What this task involves: Omit all pictures and transcribe only the lines in the entries below that run from the line with "Reproduce this chart with matplotlib." through the line with "series_labels = ['2020年2月', '2020年1月']".

Data listing:
-*-*-

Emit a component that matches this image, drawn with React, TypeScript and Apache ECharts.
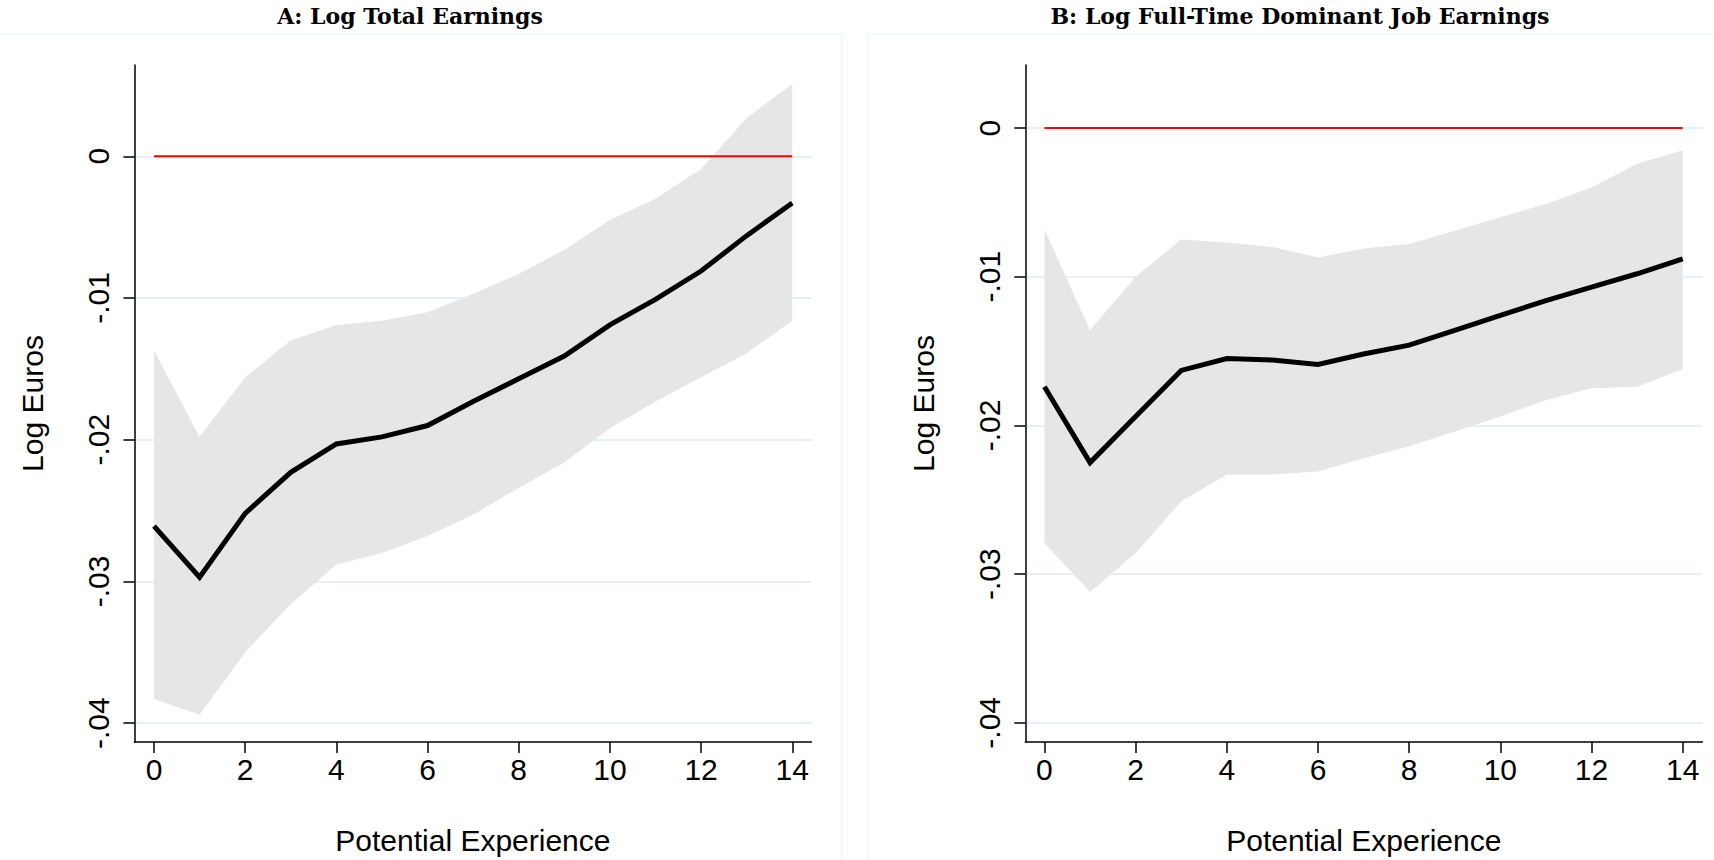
import React, { useEffect, useRef } from "react";
import * as echarts from "echarts";

// ---------- data ----------
const XS = [0, 1, 2, 3, 4, 5, 6, 7, 8, 9, 10, 11, 12, 13, 14];

const A_EST = [-0.0261, -0.0297, -0.0252, -0.0223, -0.0203, -0.0198, -0.019, -0.0173, -0.0157, -0.0141, -0.0119, -0.0101, -0.0081, -0.0056, -0.0033];
const A_HI = [-0.0137, -0.0198, -0.0156, -0.013, -0.0119, -0.0116, -0.011, -0.0097, -0.0083, -0.0066, -0.0045, -0.003, -0.0009, 0.0027, 0.0051];
const A_LO = [-0.0383, -0.0394, -0.035, -0.0316, -0.0288, -0.028, -0.0268, -0.0253, -0.0234, -0.0216, -0.0192, -0.0173, -0.0156, -0.0139, -0.0116];

const B_EST = [-0.0174, -0.0225, -0.0194, -0.0163, -0.0155, -0.0156, -0.0159, -0.0152, -0.0146, -0.0136, -0.0126, -0.0116, -0.0107, -0.0098, -0.0088];
const B_HI = [-0.0068, -0.0136, -0.01, -0.0075, -0.0077, -0.008, -0.0087, -0.0081, -0.0078, -0.0069, -0.006, -0.0051, -0.004, -0.0024, -0.0015];
const B_LO = [-0.0279, -0.0312, -0.0286, -0.0251, -0.0233, -0.0233, -0.0231, -0.0222, -0.0214, -0.0204, -0.0194, -0.0183, -0.0175, -0.0174, -0.0162];

const X_TICKS = [0, 2, 4, 6, 8, 10, 12, 14];
const Y_TICKS = [-0.04, -0.03, -0.02, -0.01, 0];

const TITLE_A = "A: Log Total Earnings";
const TITLE_B = "B: Log Full-Time Dominant Job Earnings";
const X_NAME = "Potential Experience";
const Y_NAME = "Log Euros";

// ---------- styling ----------
const SANS = '"Liberation Sans", Arial, sans-serif';
const SERIF = '"DejaVu Serif", serif';
const GRID_COLOR = "#e8f0f2";
const BAND_COLOR = "#e6e6e6";

function yFmt(v: number): string {
  if (Math.abs(v) < 1e-9) return "0";
  return v.toFixed(2).replace("0.", ".");
}

function makeX(idx: number, min: number, max: number) {
  return {
    type: "value",
    gridIndex: idx,
    min,
    max,
    axisLine: { show: true, onZero: false, lineStyle: { color: "#000", width: 1.5 } },
    axisTick: { show: true, customValues: X_TICKS, length: 11, lineStyle: { color: "#000", width: 1.5 } },
    axisLabel: { customValues: X_TICKS, fontSize: 30, fontFamily: SANS, color: "#000", margin: 12 },
    splitLine: { show: false },
    name: X_NAME,
    nameLocation: "middle",
    nameGap: 83,
    nameTextStyle: { fontSize: 30, fontFamily: SANS, color: "#000" },
  };
}

function makeY(idx: number, min: number, max: number) {
  return {
    type: "value",
    gridIndex: idx,
    min,
    max,
    axisLine: { show: true, onZero: false, lineStyle: { color: "#000", width: 1.5 } },
    axisTick: { show: true, customValues: Y_TICKS, length: 11, lineStyle: { color: "#000", width: 1.5 } },
    axisLabel: {
      customValues: Y_TICKS,
      rotate: 90,
      formatter: yFmt,
      fontSize: 30,
      fontFamily: SANS,
      color: "#000",
      margin: 21,
    },
    splitLine: { show: true, lineStyle: { color: GRID_COLOR, width: 2 } },
    name: Y_NAME,
    nameLocation: "middle",
    nameRotate: 90,
    nameGap: 87,
    nameTextStyle: { fontSize: 30, fontFamily: SANS, color: "#000" },
  };
}

function panelSeries(idx: number, est: number[], hi: number[], lo: number[]) {
  return [
    {
      type: "custom",
      xAxisIndex: idx,
      yAxisIndex: idx,
      data: XS.map((x, i) => [x, lo[i], hi[i]]),
      encode: { x: 0, y: [1, 2] },
      silent: true,
      z: 1,
      renderItem: (params: any, api: any) => {
        if (params.dataIndex !== 0) return null;
        const upper = XS.map((x, i) => api.coord([x, hi[i]]));
        const lower = XS.map((x, i) => api.coord([x, lo[i]])).reverse();
        return {
          type: "polygon",
          shape: { points: upper.concat(lower) },
          style: { fill: BAND_COLOR, stroke: "none" },
        };
      },
    },
    {
      type: "line",
      xAxisIndex: idx,
      yAxisIndex: idx,
      data: XS.map((x) => [x, 0]),
      symbol: "none",
      lineStyle: { color: "#ff0000", width: 2 },
      silent: true,
      z: 2,
    },
    {
      type: "line",
      xAxisIndex: idx,
      yAxisIndex: idx,
      data: XS.map((x, i) => [x, est[i]]),
      symbol: "none",
      lineStyle: { color: "#000", width: 5, join: "miter", cap: "butt" },
      silent: true,
      z: 3,
    },
  ];
}

export default function App() {
  const ref = useRef<HTMLDivElement>(null);

  useEffect(() => {
    if (!ref.current) return;
    const chart = echarts.init(ref.current, undefined, { renderer: "svg" });
    const titleStyle = { fontFamily: SERIF, fontWeight: "bold", fontSize: 22, color: "#000" };
    const option = {
      animation: false,
      backgroundColor: "#ffffff",
      title: [
        { text: TITLE_A, left: 410, top: 5, textAlign: "center", padding: 0, textStyle: titleStyle },
        { text: TITLE_B, left: 1300, top: 5, textAlign: "center", padding: 0, textStyle: titleStyle },
      ],
      graphic: [
        {
          type: "rect",
          shape: { x: -5, y: 34, width: 847, height: 840 },
          style: { fill: "none", stroke: "#eaf1f2", lineWidth: 1 },
          silent: true,
        },
        {
          type: "rect",
          shape: { x: 868, y: 34, width: 860, height: 840 },
          style: { fill: "none", stroke: "#eaf1f2", lineWidth: 1 },
          silent: true,
        },
      ],
      grid: [
        { left: 134.4, top: 65, width: 677, height: 677, containLabel: false, outerBoundsMode: "none" },
        { left: 1025.3, top: 65, width: 677, height: 677, containLabel: false, outerBoundsMode: "none" },
      ],
      xAxis: [makeX(0, -0.43, 14.42), makeX(1, -0.42, 14.43)],
      yAxis: [makeY(0, -0.04133, 0.00644), makeY(1, -0.04129, 0.00424)],
      series: [...panelSeries(0, A_EST, A_HI, A_LO), ...panelSeries(1, B_EST, B_HI, B_LO)],
    };
    chart.setOption(option as any);
    return () => chart.dispose();
  }, []);

  return (
    <div
      ref={ref}
      style={{ position: "fixed", left: 0, top: 0, width: 1714, height: 860, background: "#fff" }}
    />
  );
}
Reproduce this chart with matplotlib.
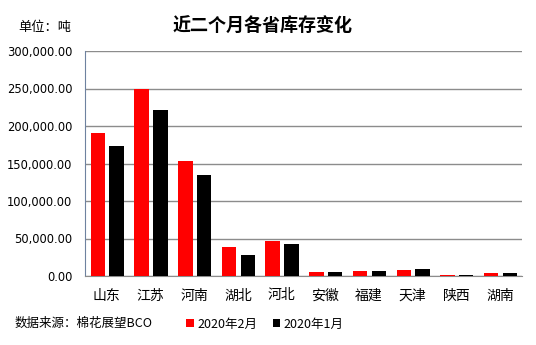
import numpy as np
import matplotlib
matplotlib.use('Agg')
import matplotlib.pyplot as plt
from matplotlib.ticker import FuncFormatter

plt.rcParams['font.family'] = ['Noto Sans CJK SC', 'DejaVu Sans']

provinces = ['山东', '江苏', '河南', '湖北', '河北', '安徽', '福建', '天津', '陕西', '湖南']
feb_2020 = [190300, 249300, 153300, 38700, 46700, 5300, 6700, 8000, 1500, 4000]
jan_2020 = [173300, 221300, 134700, 28000, 43000, 5300, 6700, 9300, 1000, 4000]
series_labels = ['2020年2月', '2020年1月']

fig = plt.figure(figsize=(5.36, 3.45), dpi=100)
ax = fig.add_axes([85 / 536, 1 - 276 / 345, (522 - 85) / 536, (276 - 51) / 345])

x = np.arange(len(provinces))
w = 0.33
ax.bar(x - 0.205, feb_2020, width=w, color='#ff0000', label=series_labels[0], zorder=3)
ax.bar(x + 0.225, jan_2020, width=w, color='#000000', label=series_labels[1], zorder=3)

ax.set_xlim(-0.5, len(provinces) - 0.5)
ax.set_ylim(0, 300000)
ax.set_yticks(np.arange(0, 300001, 50000))
ax.yaxis.set_major_formatter(FuncFormatter(lambda v, p: f'{v:,.2f}'))
ax.set_xticks(x)
ax.set_xticklabels(provinces, fontsize=10)
ax.tick_params(axis='both', length=0)
ax.tick_params(axis='y', labelsize=8.3, pad=9)
ax.tick_params(axis='x', pad=9)
for lbl in ax.get_yticklabels():
    lbl.set_family('DejaVu Sans')

ax.grid(axis='y', color='#8c8c8c', linewidth=1, zorder=0)
ax.spines['top'].set_visible(False)
ax.spines['right'].set_visible(False)
ax.spines['left'].set_color('#6e82a0')
ax.spines['bottom'].set_color('#8c8c8c')

fig.text(0.5 * (170 + 355) / 536, 1 - 26 / 345, '近二个月各省库存变化', ha='center', va='center',
         fontsize=13, fontweight='bold')
fig.text(18 / 536, 1 - 27 / 345, '单位：吨', ha='left', va='center', fontsize=9.5)
fig.text(15 / 536, 1 - 323 / 345, '数据来源：棉花展望BCO', ha='left', va='center', fontsize=9)

ax.legend(loc='center', bbox_to_anchor=(265 / 536, 1 - 324 / 345), bbox_transform=fig.transFigure,
          ncol=2, frameon=False, fontsize=9, handlelength=0.6, handleheight=0.6,
          handletextpad=0.3, columnspacing=1.2)

fig.savefig('out.png', dpi=100)
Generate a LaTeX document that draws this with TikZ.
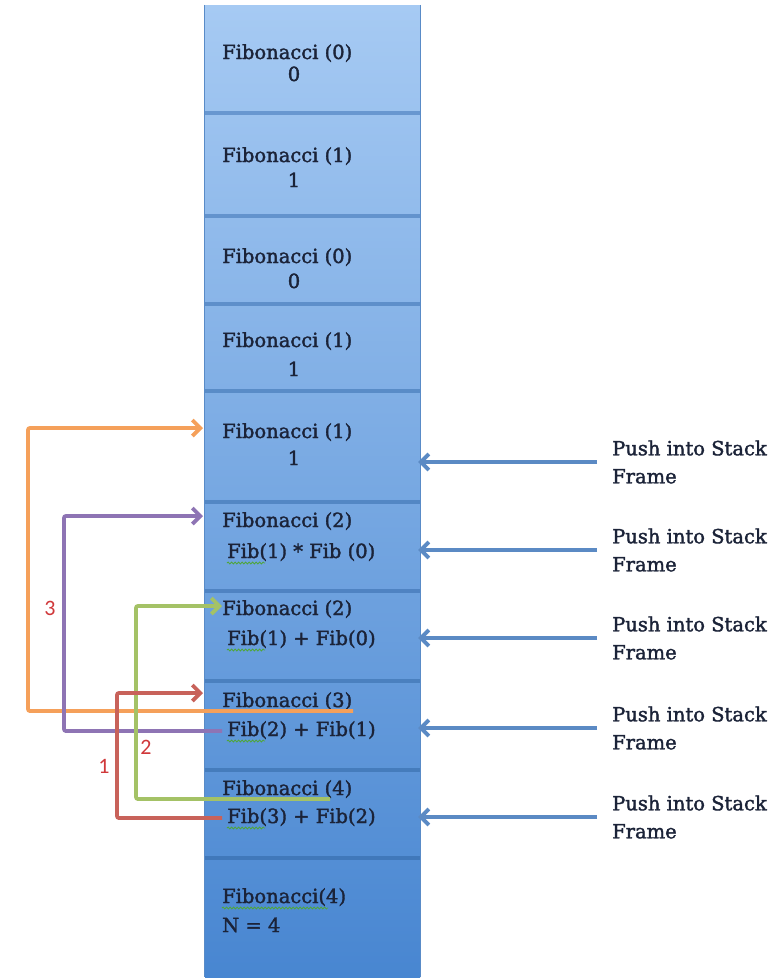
\documentclass[tikz,border=0pt]{standalone}
\usepackage{fontspec}
\setmainfont{DejaVu Serif}[FakeBold=1.8]
\newfontfamily\lblfont{Carlito}
\usetikzlibrary{arrows.meta,decorations.pathmorphing}
\definecolor{txt}{HTML}{1B2338}
\definecolor{cTop}{HTML}{A6CAF3}
\definecolor{cBot}{HTML}{4886D1}
\definecolor{sTop}{HTML}{6E9CD3}
\definecolor{sBot}{HTML}{3A73B6}
\definecolor{orangeA}{HTML}{F5A05A}
\definecolor{purpleA}{HTML}{8E74B4}
\definecolor{greenA}{HTML}{A4C266}
\definecolor{redA}{HTML}{C8625A}
\definecolor{blueA}{HTML}{5B8AC4}
\definecolor{numred}{HTML}{D0383A}
\definecolor{wavy}{HTML}{4FA63A}
\begin{document}
\begin{tikzpicture}[x=1pt,y=-1pt,
  boxsty/.style={rectangle, inner sep=0pt, minimum width=215pt, draw=none},
  boxtxt/.style={font=\fontsize{19.5}{21}\selectfont, text=txt, inner sep=0pt, anchor=base west},
  ctrtxt/.style={boxtxt, anchor=base},
  pushtxt/.style={font=\fontsize{19.5}{28}\selectfont, text=txt, inner sep=0pt, anchor=west, align=left},
  numtxt/.style={font=\lblfont\fontsize{22}{24}\selectfont, text=numred, inner sep=0pt},
  tipsty/.style={-{Straight Barb[length=8pt,width=16pt]}},
  bluearr/.style={tipsty, draw=blueA, line width=3.8pt},
  callarr/.style={tipsty, line width=3.8pt, rounded corners=2pt},
  squig/.style={draw=wavy, line width=0.8pt, decorate, decoration={snake, amplitude=1pt, segment length=3.5pt}}
]
\useasboundingbox (0,0) rectangle (784,978);
\fill[white] (0,0) rectangle (784,978);

% stack boxes
\foreach \i/\ya/\yb/\pa/\pb in {1/5/113/100/88.9, 2/113/216/88.9/78.3, 3/216/304/78.3/69.2, 4/304/391/69.2/60.3, 5/391/502/60.3/48.9, 6/502/591/48.9/39.7, 7/591/681/39.7/30.5, 8/681/770/30.5/21.3, 9/770/858/21.3/12.2, 10/858/977/12.2/0}{
  \node[boxsty, minimum height={\yb-\ya}, top color=cTop!\pa!cBot, bottom color=cTop!\pb!cBot] (box\i) at (312.5,{(\ya+\yb)/2}) {};
}
% column sides
\draw[sTop!60!sBot, line width=1pt] (box1.north west) -- (box10.south west);
\draw[sTop!60!sBot, line width=1pt] (box1.north east) -- (box10.south east);
% separators
\foreach \j/\p in {1/88.9, 2/78.3, 3/69.2, 4/60.3, 5/48.9, 6/39.7, 7/30.5, 8/21.3, 9/12.2}{
  \draw[sTop!\p!sBot, line width=3.5pt] (box\j.south west) -- (box\j.south east);
}

% box texts
\node[boxtxt] (t1a) at (222,59) {Fibonacci (0)};
\node[ctrtxt] (t1b) at (294,81) {0};
\node[boxtxt] (t2a) at (222,162) {Fibonacci (1)};
\node[ctrtxt] (t2b) at (294,187) {1};
\node[boxtxt] (t3a) at (222,263) {Fibonacci (0)};
\node[ctrtxt] (t3b) at (294,288) {0};
\node[boxtxt] (t4a) at (222,347) {Fibonacci (1)};
\node[ctrtxt] (t4b) at (294,376) {1};
\node[boxtxt] (t5a) at (222,438) {Fibonacci (1)};
\node[ctrtxt] (t5b) at (294,465) {1};
\node[boxtxt] (t6a) at (222,527) {Fibonacci (2)};
\node[boxtxt] (t6b) at (227,558) {Fib(1) * Fib (0)};
\node[boxtxt] (t7a) at (222,615) {Fibonacci (2)};
\node[boxtxt] (t7b) at (227,645) {Fib(1) + Fib(0)};
\node[boxtxt] (t8a) at (222,707) {Fibonacci (3)};
\node[boxtxt] (t8b) at (227,736) {Fib(2) + Fib(1)};
\node[boxtxt] (t9a) at (222,795) {Fibonacci (4)};
\node[boxtxt] (t9b) at (227,823) {Fib(3) + Fib(2)};
\node[boxtxt] (t10a) at (222,903) {Fibonacci(4)};
\node[boxtxt] (t10b) at (222,932) {N = 4};

% spell-check squiggles
\foreach \n in {t6b,t7b,t8b,t9b}{
  \draw[squig] ([yshift=-5pt]\n.base west) -- ++(38,0);
}
\draw[squig] ([yshift=-5pt]t10a.base west) -- ++(106,0);

% push labels and blue arrows
\foreach \k/\y/\b in {1/462/5, 2/550/6, 3/638/7, 4/728/8, 5/817/9}{
  \node[pushtxt] (push\k) at (612,\y) {Push into Stack\\Frame};
  \draw[bluearr, shorten <=15pt, shorten >=-2pt] (push\k.west) -- (push\k.west -| box\b.east);
}

% call arrows
\coordinate (oS) at (353,711); \coordinate (oC) at (28,428); \coordinate (oE) at (203,428);
\coordinate (pS) at (222,731); \coordinate (pC) at (64,516);  \coordinate (pE) at (203,516);
\coordinate (gS) at (330,799); \coordinate (gC) at (136,606); \coordinate (gE) at (222,606);
\coordinate (rS) at (222,818); \coordinate (rC) at (117,693); \coordinate (rE) at (203,693);
\draw[callarr, draw=orangeA] (oS) -| (oC) -- (oE);
\draw[callarr, draw=purpleA] (pS) -| (pC) -- (pE);
\draw[callarr, draw=greenA] (gS) -| (gC) -- (gE);
\draw[callarr, draw=redA] (rS) -| (rC) -- (rE);

\node[numtxt] (n3) at (50,608) {3};
\node[numtxt] (n2) at (146,747) {2};
\node[numtxt] (n1) at (104,766) {1};
\end{tikzpicture}
\end{document}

-*-*-

Exercise solution:
Reproduce this chart with matplotlib.
import numpy as np
import matplotlib
matplotlib.use('Agg')
import matplotlib.pyplot as plt
from matplotlib.ticker import FuncFormatter

plt.rcParams['font.family'] = ['Noto Sans CJK SC', 'DejaVu Sans']

provinces = ['山东', '江苏', '河南', '湖北', '河北', '安徽', '福建', '天津', '陕西', '湖南']
feb_2020 = [190300, 249300, 153300, 38700, 46700, 5300, 6700, 8000, 1500, 4000]
jan_2020 = [173300, 221300, 134700, 28000, 43000, 5300, 6700, 9300, 1000, 4000]
series_labels = ['2020年2月', '2020年1月']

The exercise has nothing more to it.